1952 American short film by Edward Bernds

Listen, Judge is a 1952 short subject directed by Edward Bernds starring American slapstick comedy team The Three Stooges (Moe Howard, Larry Fine and Shemp Howard). It is the 138th entry in the series released by Columbia Pictures starring the comedians, who released 190 shorts for the studio between 1934 and 1959.

==Plot==
The Stooges are entangled in a series of mishaps stemming from their roles as repairmen. Initially accused of stealing chickens but exonerated in court, their misfortune persists when a live chicken escapes Shemp's jacket, inadvertently striking Judge Henderson.
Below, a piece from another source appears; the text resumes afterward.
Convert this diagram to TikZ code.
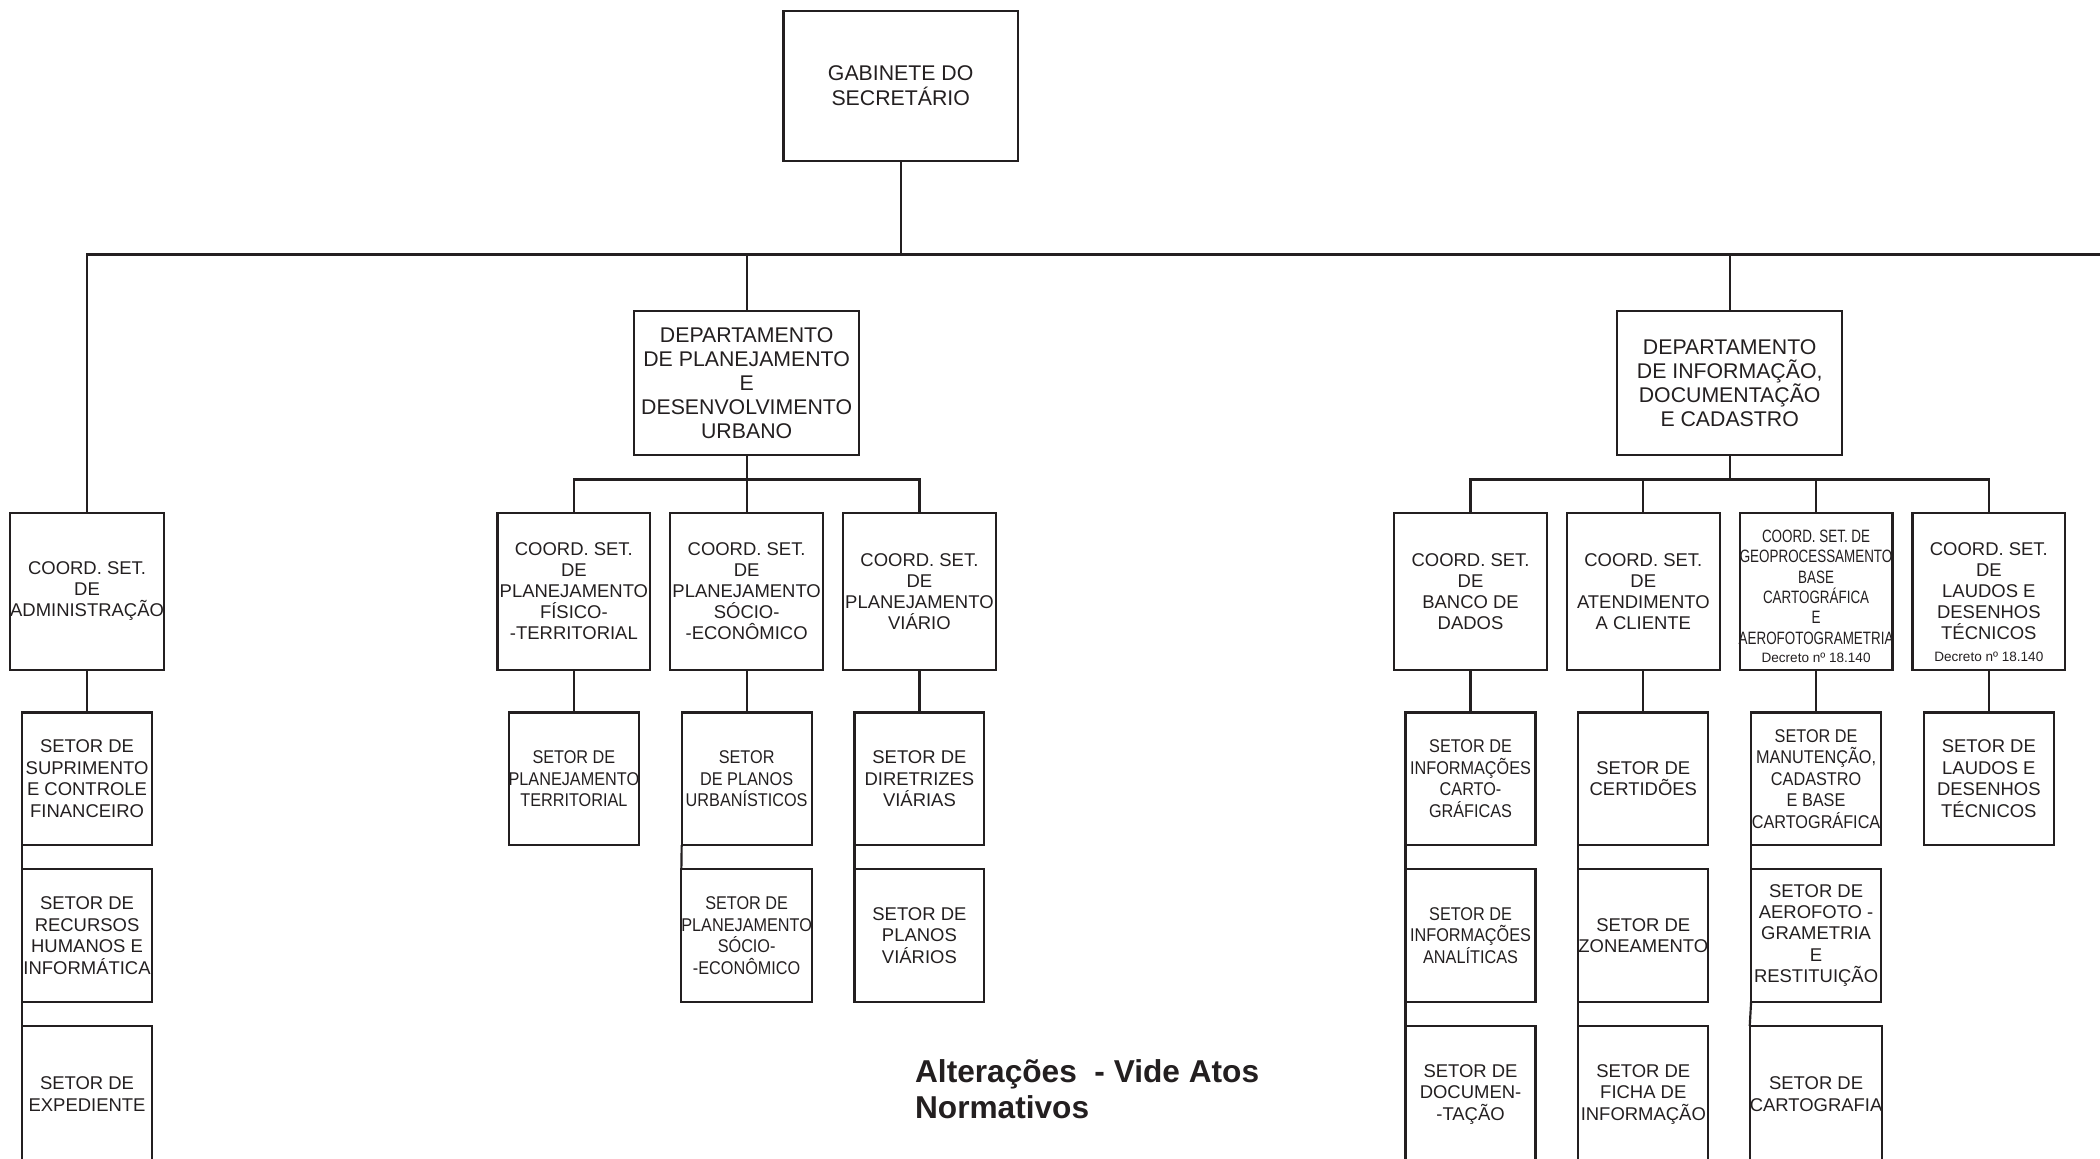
\documentclass[tikz,border=0pt]{standalone}
\usepackage{fontspec}
\setmainfont{Liberation Sans}
\newfontfamily\narrowfont[FakeStretch=0.88]{Liberation Sans}
\newfontfamily\condfont[FakeStretch=0.75]{Liberation Sans}
\definecolor{ink}{HTML}{231F20}

\begin{document}
\begin{tikzpicture}[
    x=0.025cm, y=-0.025cm,
    box/.style={draw=ink, line width=1.15pt, align=center, inner sep=0pt,
                outer sep=0pt, text=ink},
    gabbox/.style={box, minimum width=4.375cm, minimum height=2.8cm,
                   font=\fontsize{11.3}{12.8}\selectfont},
    deptbox/.style={box, minimum width=4.2cm, minimum height=2.7cm,
                    font=\fontsize{11.3}{12.8}\selectfont},
    coordbox/.style={box, minimum width=2.85cm, minimum height=2.925cm,
                     font=\fontsize{9.8}{11.1}\selectfont},
    setorbox/.style={box, minimum width=2.425cm, minimum height=2.475cm,
                     font=\fontsize{9.8}{11.4}\selectfont},
    lastbox/.style={setorbox, minimum height=2.55cm},
    narrow/.style={font=\narrowfont\fontsize{9.8}{11.4}\selectfont},
    condtext/.style={align=center, inner sep=0pt, text=ink,
                     font=\condfont\fontsize{9.5}{10.8}\selectfont},
    link/.style={draw=ink, line width=1.15pt},
    dec/.style={font=\fontsize{7.2}{8}\selectfont, text=ink, inner sep=0pt},
    note/.style={font=\bfseries\fontsize{16.8}{19.2}\selectfont, text=ink,
                 align=left, inner sep=0pt},
]

\useasboundingbox (0,0) rectangle (1568,865);

% Gabinete
\node[gabbox] (gab) at (672.5,64) {GABINETE DO\\SECRETÁRIO};

% Departamentos
\node[deptbox] (dplan) at (557.5,286)
    {DEPARTAMENTO\\DE PLANEJAMENTO\\E\\DESENVOLVIMENTO\\URBANO};
\node[deptbox] (dinfo) at (1291.5,286)
    {DEPARTAMENTO\\DE INFORMAÇÃO,\\DOCUMENTAÇÃO\\E CADASTRO};

% Coordenacoes
\node[coordbox] (cadm) at (65,441.5) {COORD. SET.\\DE\\ADMINISTRAÇÃO};
\node[coordbox] (cfis) at (428.5,441.5)
    {COORD. SET.\\DE\\PLANEJAMENTO\\FÍSICO-\\-TERRITORIAL};
\node[coordbox] (csoc) at (557.5,441.5)
    {COORD. SET.\\DE\\PLANEJAMENTO\\SÓCIO-\\-ECONÔMICO};
\node[coordbox] (cvia) at (686.5,441.5)
    {COORD. SET.\\DE\\PLANEJAMENTO\\VIÁRIO};
\node[coordbox] (cban) at (1098,441.5) {COORD. SET.\\DE\\BANCO DE\\DADOS};
\node[coordbox] (cate) at (1227,441.5)
    {COORD. SET.\\DE\\ATENDIMENTO\\A CLIENTE};
\node[coordbox] (cgeo) at (1356,441.5) {};
\node[condtext] (tgeo) at (1356,438.5)
    {COORD. SET. DE\\GEOPROCESSAMENTO\\BASE\\CARTOGRÁFICA\\E\\AEROFOTOGRAMETRIA};
\node[coordbox] (clau) at (1485,441.5)
    {COORD. SET.\\DE\\LAUDOS E\\DESENHOS\\TÉCNICOS};

\node[dec, above=0.12cm] (dgeo) at (cgeo.south) {Decreto nº 18.140};
\node[dec, above=0.135cm] (dlau) at (clau.south) {Decreto nº 18.140};

% Setores - administracao
\node[setorbox] (sadm1) at (65,581.5)
    {SETOR DE\\SUPRIMENTO\\E CONTROLE\\FINANCEIRO};
\node[setorbox] (sadm2) at (65,698.5)
    {SETOR DE\\RECURSOS\\HUMANOS E\\INFORMÁTICA};
\node[lastbox] (sadm3) at (65,817) {SETOR DE\\EXPEDIENTE};

% Setores - planejamento
\node[setorbox, narrow] (sfis1) at (428.5,581.5)
    {SETOR DE\\PLANEJAMENTO\\TERRITORIAL};
\node[setorbox, narrow] (ssoc1) at (557.5,581.5)
    {SETOR\\DE PLANOS\\URBANÍSTICOS};
\node[setorbox, narrow] (ssoc2) at (557.5,698.5)
    {SETOR DE\\PLANEJAMENTO\\SÓCIO-\\-ECONÔMICO};
\node[setorbox] (svia1) at (686.5,581.5) {SETOR DE\\DIRETRIZES\\VIÁRIAS};
\node[setorbox] (svia2) at (686.5,698.5) {SETOR DE\\PLANOS\\VIÁRIOS};

% Setores - informacao
\node[setorbox, narrow] (sban1) at (1098,581.5)
    {SETOR DE\\INFORMAÇÕES\\CARTO-\\GRÁFICAS};
\node[setorbox, narrow] (sban2) at (1098,698.5)
    {SETOR DE\\INFORMAÇÕES\\ANALÍTICAS};
\node[lastbox] (sban3) at (1098,817) {SETOR DE\\DOCUMEN-\\-TAÇÃO};
\node[setorbox] (sate1) at (1227,581.5) {SETOR DE\\CERTIDÕES};
\node[setorbox] (sate2) at (1227,698.5) {SETOR DE\\ZONEAMENTO};
\node[lastbox] (sate3) at (1227,817) {SETOR DE\\FICHA DE\\INFORMAÇÃO};
\node[setorbox, narrow] (sgeo1) at (1356,581.5)
    {SETOR DE\\MANUTENÇÃO,\\CADASTRO\\E BASE\\CARTOGRÁFICA};
\node[setorbox] (sgeo2) at (1356,698.5)
    {SETOR DE\\AEROFOTO -\\GRAMETRIA\\E\\RESTITUIÇÃO};
\node[lastbox] (sgeo3) at (1356,817) {SETOR DE\\CARTOGRAFIA};
\node[setorbox] (slau1) at (1485,581.5)
    {SETOR DE\\LAUDOS E\\DESENHOS\\TÉCNICOS};

% Ligacoes
\coordinate (bus) at (0,190);
\coordinate (busend) at (1580,190);
\coordinate (pbus) at (0,358);

\draw[link] (gab.south) -- (gab.south |- bus);
\draw[link] (cadm.north) -- (cadm.north |- bus) -- (busend);
\draw[link] (dplan.north) -- (dplan.north |- bus);
\draw[link] (dinfo.north) -- (dinfo.north |- bus);

\draw[link] (dplan.south) -- (csoc.north);
\draw[link] (cfis.north) -- (cfis.north |- pbus) -- (cvia.north |- pbus)
    -- (cvia.north);

\draw[link] (dinfo.south) -- (dinfo.south |- pbus);
\draw[link] (cban.north) -- (cban.north |- pbus) -- (clau.north |- pbus)
    -- (clau.north);
\draw[link] (cate.north) -- (cate.north |- pbus);
\draw[link] (cgeo.north) -- (cgeo.north |- pbus);

\draw[link] (cadm.south) -- (sadm1.north);
\draw[link] (sadm1.south west) -- (sadm2.north west);
\draw[link] (sadm2.south west) -- (sadm3.north west);

\draw[link] (cfis.south) -- (sfis1.north);
\draw[link] (csoc.south) -- (ssoc1.north);
\draw[link] (ssoc1.south west) -- (ssoc2.north west);
\draw[link] (cvia.south) -- (svia1.north);
\draw[link] (svia1.south west) -- (svia2.north west);

\draw[link] (cban.south) -- (sban1.north);
\draw[link] (sban1.south west) -- (sban2.north west);
\draw[link] (sban2.south west) -- (sban3.north west);
\draw[link] (cate.south) -- (sate1.north);
\draw[link] (sate1.south west) -- (sate2.north west);
\draw[link] (sate2.south west) -- (sate3.north west);
\draw[link] (cgeo.south) -- (sgeo1.north);
\draw[link] (sgeo1.south west) -- (sgeo2.north west);
\draw[link] (sgeo2.south west) -- (sgeo3.north west);
\draw[link] (clau.south) -- (slau1.north);

% Nota
\node[note, anchor=north west] (alt) at (683,791)
    {Alterações~ - Vide Atos\\Normativos};

\end{tikzpicture}
\end{document}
Subsequently fleeing the courtroom, they encounter a customer seeking repair for her malfunctioning doorbell.

Despite their earnest efforts, the Stooges inadvertently wreak havoc within the customer's home, culminating in a confrontation with the resident chef. Prompted by the chef's departure, the trio find themselves unexpectedly hired to cater a birthday party for George Morton, a friend of the Judge. To their dismay, they discover that the party is attended by none other than Judge Henderson himself, whose wife is their previous customer.

Under mounting pressure, the Stooges attempt to salvage the situation by preparing a dinner, facing numerous comedic obstacles along the way. A particularly calamitous moment occurs when their punctured cake is unwittingly filled with town gas, leading to a dramatic explosion during the party.

The chaotic events result in Henderson's embarrassment and jeopardize his chances of re-election. Matters escalate when George Morton's wife, Lydia, exposes the Stooges' true identities, prompting a heated confrontation that culminates in the trio being chased away by the Judge wielding a shotgun.

==Production notes==
Filmed on November 6–8, 1951, Listen, Judge consolidates narrative components extracted from three separate Stooge films in which Curly Howard portrayed the third Stooge:
- The courtroom scene involving the accusation of chicken theft is adapted from A Plumbing We Will Go (1940).
- The segment concerning a doorbell repair originates from They Stooge to Conga (1943).
- The segments involving food preparation and the climactic exploding cake, constituting the latter portion of the film, are borrowed from An Ache in Every Stake (1941).